The Bureau of Labor Statistics (BLS) released the October employment situation on Friday. Consternation at the market opening to the jump in the unemployment rate from 9.8% in September to 10.2% in October gave way quickly to a more balanced reaction as nonfarm payrolls continued to drop, but again at a slower pace.

Payrolls fell 190,000 in October, exactly the number we had forecast in our research piece a week ago. The 190,000 payroll employment decline was moderately worse than market consensus expectations, which envisioned a fall of 175,000. Manufacturing and construction led the October jobs drop.

It was encouraging that the August employment decline, previously reported at 201,000, was revised to less of a drop, 154,000, and September’s employment fall, initially estimated by the BLS at 263,000, was pared to a 219,000 drop. That’s 91,000 jobs in net positive revisions. Also encouraging was a 34,000 worker rise in the temporary help area.

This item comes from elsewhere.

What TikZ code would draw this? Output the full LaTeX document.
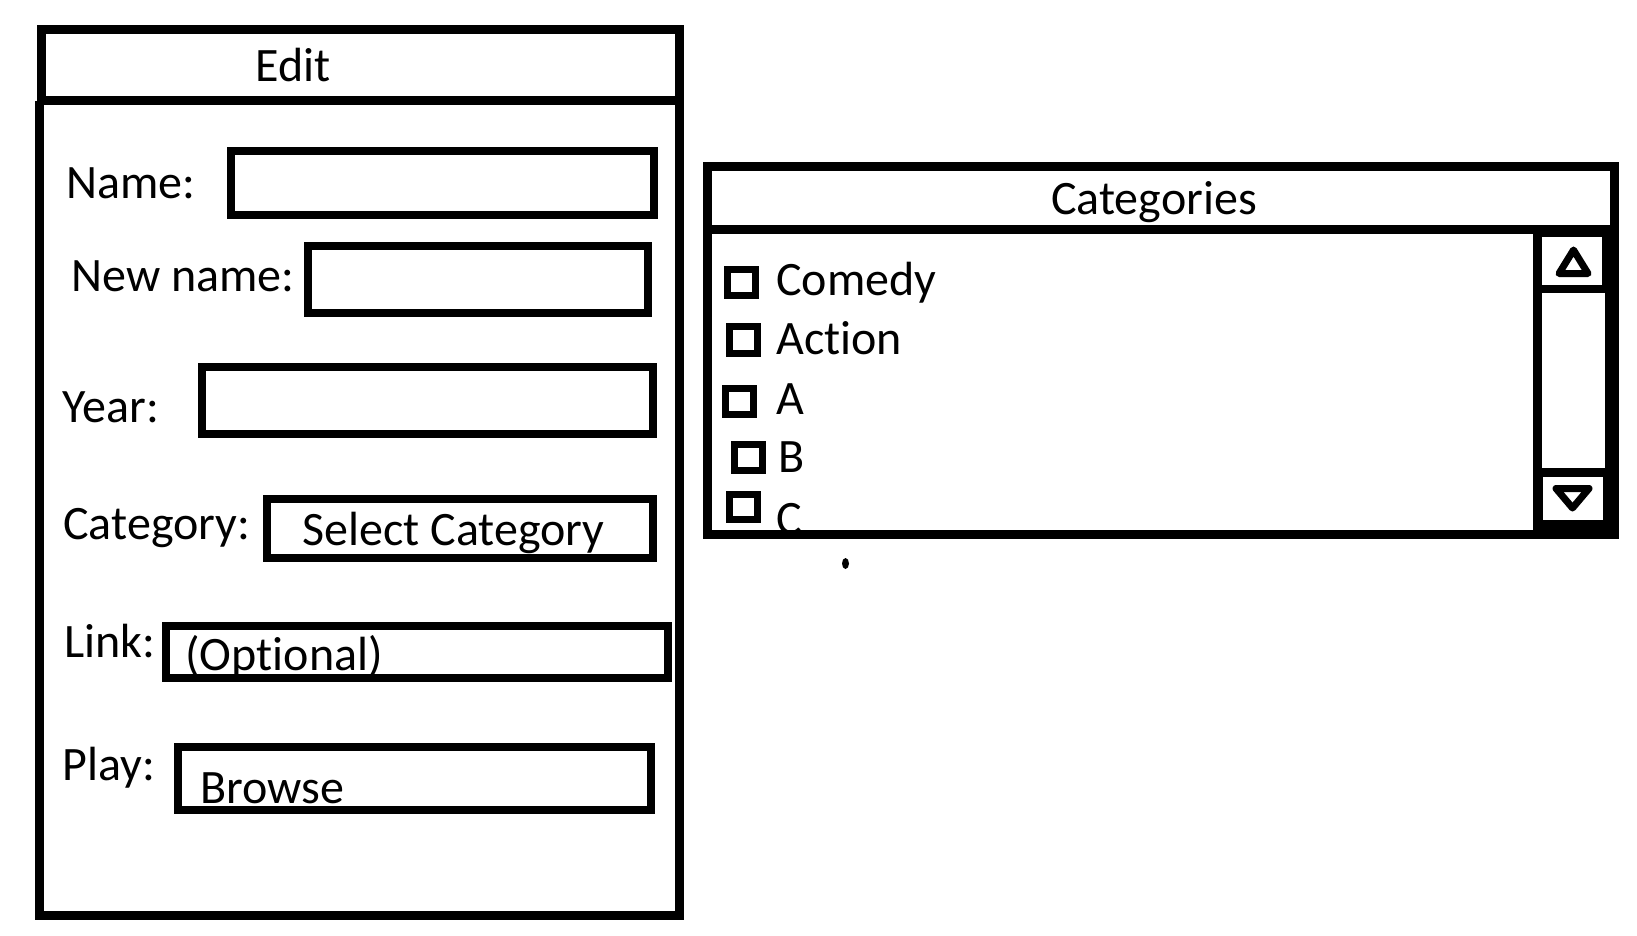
\documentclass[tikz,border=0pt]{standalone}
\usepackage{fontspec}
\setmainfont{Carlito}[RawFeature={-liga;-clig;-calt;-dlig}]
\begin{document}
\begin{tikzpicture}[x=0.5pt,y=-0.5pt,
  panel/.style={draw=black,line width=4.5pt},
  field/.style={draw=black,line width=4pt},
  chk/.style={draw=black,line width=3.5pt},
  arrowtri/.style={draw=black,line width=3.5pt,line join=round},
  lbl/.style={anchor=base west,inner sep=0pt,font=\fontsize{24}{28}\selectfont},
  ttl/.style={anchor=base,inner sep=0pt,font=\fontsize{24}{28}\selectfont}]
\useasboundingbox[fill=white] (0,0) rectangle (1637,936);

% ---------- Edit panel ----------
\node[lbl] (edit) at (255,82) {Edit};
\node[lbl] (name) at (66,199) {Name:};
\node[lbl] (newname) at (71,292) {New name:};
\node[lbl] (year) at (62,422) {Year:};
\node[lbl] (category) at (63,539) {Category:};
\node[lbl] (select) at (302,545) {Select Category};
\node[lbl] (link) at (64,657) {Link:};
\node[lbl] (optional) at (185,670) {(Opt\kern0pt ional)};
\node[lbl] (play) at (62,780) {Play:};
\node[lbl] (browse) at (200,803) {Browse};

\draw[panel] (41,29.5) rectangle (679.5,101);
\draw[panel] (39,101) -- (39,915) -- (679,915) -- (679,101);

\draw[field] (231,151) rectangle (654,215);
\draw[field] (308,246) rectangle (648,313);
\draw[field] (202,367) rectangle (653,434);
\draw[field] (267,499) rectangle (653,558);
\draw[field] (166,626) rectangle (668,678);
\draw[field] (178,747) rectangle (651,810);

% ---------- Categories panel ----------
\node[ttl] (cats) at (1154,214) {Categories};
\node[lbl] (comedy) at (776,295) {Comedy};
\node[lbl] (action) at (776,354) {Act\kern0pt ion};
\node[lbl] (itema) at (776,414) {A};
\node[lbl] (itemb) at (778,472) {B};
\node[lbl] (itemc) at (776,534) {C};

\draw[chk] (727.5,269.5) rectangle (755.5,295.5);
\draw[chk] (729.5,326.5) rectangle (757.5,353.5);
\draw[chk] (725.5,388.5) rectangle (753.5,414.5);
\draw[chk] (734.5,444.5) rectangle (762.5,470.5);
\draw[chk] (729.5,494.5) rectangle (757.5,519.5);

% scrollbar
\fill[black] (1533,230) rectangle (1619,539);
\fill[white] (1542,237) rectangle (1602,285);
\fill[white] (1542,293) rectangle (1605,468);
\fill[white] (1543,477) rectangle (1603,520);
\draw[arrowtri] (1573.5,250) -- (1559,273.5) -- (1588,273.5) -- cycle;
\draw[arrowtri] (1556,488.5) -- (1589,488.5) -- (1572.5,508) -- cycle;

\draw[panel] (707.5,167) rectangle (1614.5,534.5);
\draw[panel] (707.5,230) -- (1614.5,230);

% stray dot
\fill[black] (845.5,563.5) ellipse [x radius=3.5, y radius=5.5];
\end{tikzpicture}
\end{document}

The pace of employment declines has been slowing for roundly a year. Based on current BLS data, nonfarm payrolls dropped an average of 645,000 per month from November 2008 through April 2009. In the May through July 2009 period, payroll declines averaged 357,000, while in the last three months of data, August through October, the average monthly decline in payrolls slowed to 188,000.

Per BLS, in October, average hourly earnings for “production and nonsupervisory workers on private sector nonfarm payrolls” rose 0.3%. In the last three months, average hourly earnings have advanced at a 2.8% annualized pace. In the last 12 months, average hourly earnings have advanced 2.4%, while average weekly earnings have only increased 0.9% due to declines in the average workweek. In October, the average workweek stood firm at 33 hours. In manufacturing, the workweek rose by 0.1 hour to 40, and factory overtime increased 0.2 hours in October.

The unemployment rate is a lagging indicator, and will likely move irregularly higher prior to peaking around 11% in mid-2010. At 10.2%, the current unemployment rate is the highest since 1983, but still below the early 1980s peak of 10.8%.

The severity of the unemployment rate is, however, grossly understated by the headline measure of 10.2%, or 15.7 million people unemployed. It excludes the 9.3 million people working part-time, because their hours have been cut, or they're unable to find a full-time job. Another 2.4 million people aren't counted in the 10.2% headline, including people who have looked for a job within the preceding 12 months, but not in the four weeks before the latest monthly survey week. The 2.4 million figure above includes 808,000 discouraged workers who have given up trying to find a job because they believe there isn’t one available for them. A more broadly defined measure of unemployment and underemployment measures 17.5%, higher than the 17.1% previous high in December 1982 for the comparable metric.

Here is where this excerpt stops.